DIRECTIONS »
Can you write out all the lines word for word, with no pictures?

MATERIAL »

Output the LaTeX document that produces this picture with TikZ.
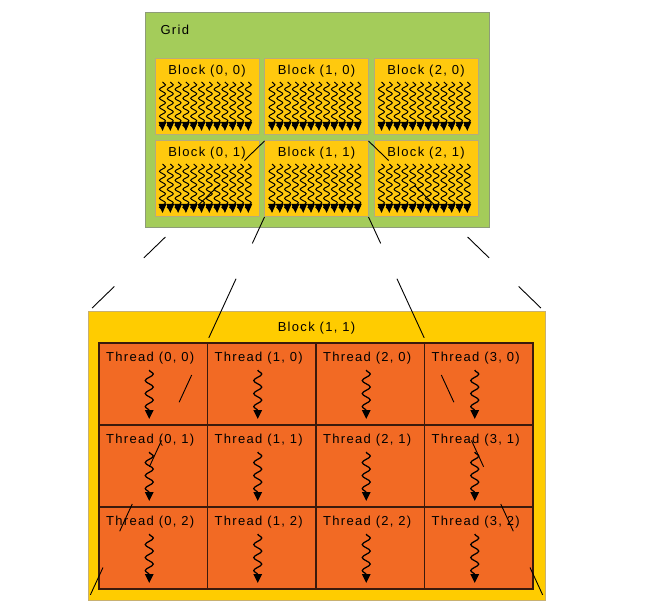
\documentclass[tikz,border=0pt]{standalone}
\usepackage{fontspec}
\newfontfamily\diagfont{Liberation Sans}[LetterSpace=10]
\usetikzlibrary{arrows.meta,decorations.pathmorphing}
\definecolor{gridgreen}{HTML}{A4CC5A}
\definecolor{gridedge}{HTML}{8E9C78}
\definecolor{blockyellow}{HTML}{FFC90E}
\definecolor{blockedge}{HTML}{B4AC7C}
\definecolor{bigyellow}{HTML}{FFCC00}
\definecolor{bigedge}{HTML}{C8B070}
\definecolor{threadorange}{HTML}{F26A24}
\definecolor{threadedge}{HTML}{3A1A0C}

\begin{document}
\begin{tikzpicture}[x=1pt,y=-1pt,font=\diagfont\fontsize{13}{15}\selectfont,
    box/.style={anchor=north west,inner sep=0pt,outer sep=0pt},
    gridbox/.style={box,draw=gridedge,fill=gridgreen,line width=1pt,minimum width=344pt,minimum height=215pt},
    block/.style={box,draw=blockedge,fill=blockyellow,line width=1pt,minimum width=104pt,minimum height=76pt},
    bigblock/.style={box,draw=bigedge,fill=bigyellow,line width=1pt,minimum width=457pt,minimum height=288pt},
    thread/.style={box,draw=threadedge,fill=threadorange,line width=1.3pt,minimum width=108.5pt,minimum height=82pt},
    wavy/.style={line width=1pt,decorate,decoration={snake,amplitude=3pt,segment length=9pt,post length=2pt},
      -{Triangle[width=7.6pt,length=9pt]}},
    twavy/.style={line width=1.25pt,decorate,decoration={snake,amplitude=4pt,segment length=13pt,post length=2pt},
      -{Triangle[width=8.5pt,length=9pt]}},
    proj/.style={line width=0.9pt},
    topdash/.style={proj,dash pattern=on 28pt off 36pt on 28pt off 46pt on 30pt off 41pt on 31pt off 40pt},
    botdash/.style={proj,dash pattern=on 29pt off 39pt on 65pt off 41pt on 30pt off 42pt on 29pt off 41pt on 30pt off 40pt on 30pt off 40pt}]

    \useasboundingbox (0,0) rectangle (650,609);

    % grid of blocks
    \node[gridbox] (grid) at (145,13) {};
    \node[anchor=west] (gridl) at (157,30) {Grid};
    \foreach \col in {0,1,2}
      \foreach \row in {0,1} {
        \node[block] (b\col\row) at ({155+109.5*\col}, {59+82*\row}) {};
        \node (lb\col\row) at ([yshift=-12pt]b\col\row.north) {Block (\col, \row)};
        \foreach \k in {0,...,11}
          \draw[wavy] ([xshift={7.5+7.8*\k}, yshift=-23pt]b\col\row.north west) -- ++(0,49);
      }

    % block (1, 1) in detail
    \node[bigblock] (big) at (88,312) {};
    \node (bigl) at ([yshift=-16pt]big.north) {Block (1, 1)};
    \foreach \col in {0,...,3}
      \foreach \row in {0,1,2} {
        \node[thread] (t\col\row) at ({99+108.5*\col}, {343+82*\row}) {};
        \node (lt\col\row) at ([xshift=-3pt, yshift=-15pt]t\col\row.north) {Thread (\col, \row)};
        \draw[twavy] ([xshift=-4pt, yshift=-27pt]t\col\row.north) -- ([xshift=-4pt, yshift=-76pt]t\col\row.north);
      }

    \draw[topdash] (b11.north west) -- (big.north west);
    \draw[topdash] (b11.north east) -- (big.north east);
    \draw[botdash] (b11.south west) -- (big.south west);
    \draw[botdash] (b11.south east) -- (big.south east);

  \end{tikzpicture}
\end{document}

EXERCISE RESPONSE »
Output the LaTeX document that produces this picture with TikZ.
\documentclass[tikz,border=0pt]{standalone}
\usepackage{fontspec}
\newfontfamily\diagfont{Liberation Sans}[LetterSpace=10]
\usetikzlibrary{arrows.meta,decorations.pathmorphing}
\definecolor{gridgreen}{HTML}{A4CC5A}
\definecolor{gridedge}{HTML}{8E9C78}
\definecolor{blockyellow}{HTML}{FFC90E}
\definecolor{blockedge}{HTML}{B4AC7C}
\definecolor{bigyellow}{HTML}{FFCC00}
\definecolor{bigedge}{HTML}{C8B070}
\definecolor{threadorange}{HTML}{F26A24}
\definecolor{threadedge}{HTML}{3A1A0C}

\begin{document}
\begin{tikzpicture}[x=1pt,y=-1pt,font=\diagfont\fontsize{13}{15}\selectfont,
    box/.style={anchor=north west,inner sep=0pt,outer sep=0pt},
    gridbox/.style={box,draw=gridedge,fill=gridgreen,line width=1pt,minimum width=344pt,minimum height=215pt},
    block/.style={box,draw=blockedge,fill=blockyellow,line width=1pt,minimum width=104pt,minimum height=76pt},
    bigblock/.style={box,draw=bigedge,fill=bigyellow,line width=1pt,minimum width=457pt,minimum height=288pt},
    thread/.style={box,draw=threadedge,fill=threadorange,line width=1.3pt,minimum width=108.5pt,minimum height=82pt},
    wavy/.style={line width=1pt,decorate,decoration={snake,amplitude=3pt,segment length=9pt,post length=2pt},
      -{Triangle[width=7.6pt,length=9pt]}},
    twavy/.style={line width=1.25pt,decorate,decoration={snake,amplitude=4pt,segment length=13pt,post length=2pt},
      -{Triangle[width=8.5pt,length=9pt]}},
    proj/.style={line width=0.9pt},
    topdash/.style={proj,dash pattern=on 28pt off 36pt on 28pt off 46pt on 30pt off 41pt on 31pt off 40pt},
    botdash/.style={proj,dash pattern=on 29pt off 39pt on 65pt off 41pt on 30pt off 42pt on 29pt off 41pt on 30pt off 40pt on 30pt off 40pt}]

    \useasboundingbox (0,0) rectangle (650,609);

    % grid of blocks
    \node[gridbox] (grid) at (145,13) {};
    \node[anchor=west] (gridl) at (157,30) {Grid};
    \foreach \col in {0,1,2}
      \foreach \row in {0,1} {
        \node[block] (b\col\row) at ({155+109.5*\col}, {59+82*\row}) {};
        \node (lb\col\row) at ([yshift=-12pt]b\col\row.north) {Block (\col, \row)};
        \foreach \k in {0,...,11}
          \draw[wavy] ([xshift={7.5+7.8*\k}, yshift=-23pt]b\col\row.north west) -- ++(0,49);
      }

    % block (1, 1) in detail
    \node[bigblock] (big) at (88,312) {};
    \node (bigl) at ([yshift=-16pt]big.north) {Block (1, 1)};
    \foreach \col in {0,...,3}
      \foreach \row in {0,1,2} {
        \node[thread] (t\col\row) at ({99+108.5*\col}, {343+82*\row}) {};
        \node (lt\col\row) at ([xshift=-3pt, yshift=-15pt]t\col\row.north) {Thread (\col, \row)};
        \draw[twavy] ([xshift=-4pt, yshift=-27pt]t\col\row.north) -- ([xshift=-4pt, yshift=-76pt]t\col\row.north);
      }

    \draw[topdash] (b11.north west) -- (big.north west);
    \draw[topdash] (b11.north east) -- (big.north east);
    \draw[botdash] (b11.south west) -- (big.south west);
    \draw[botdash] (b11.south east) -- (big.south east);

  \end{tikzpicture}
\end{document}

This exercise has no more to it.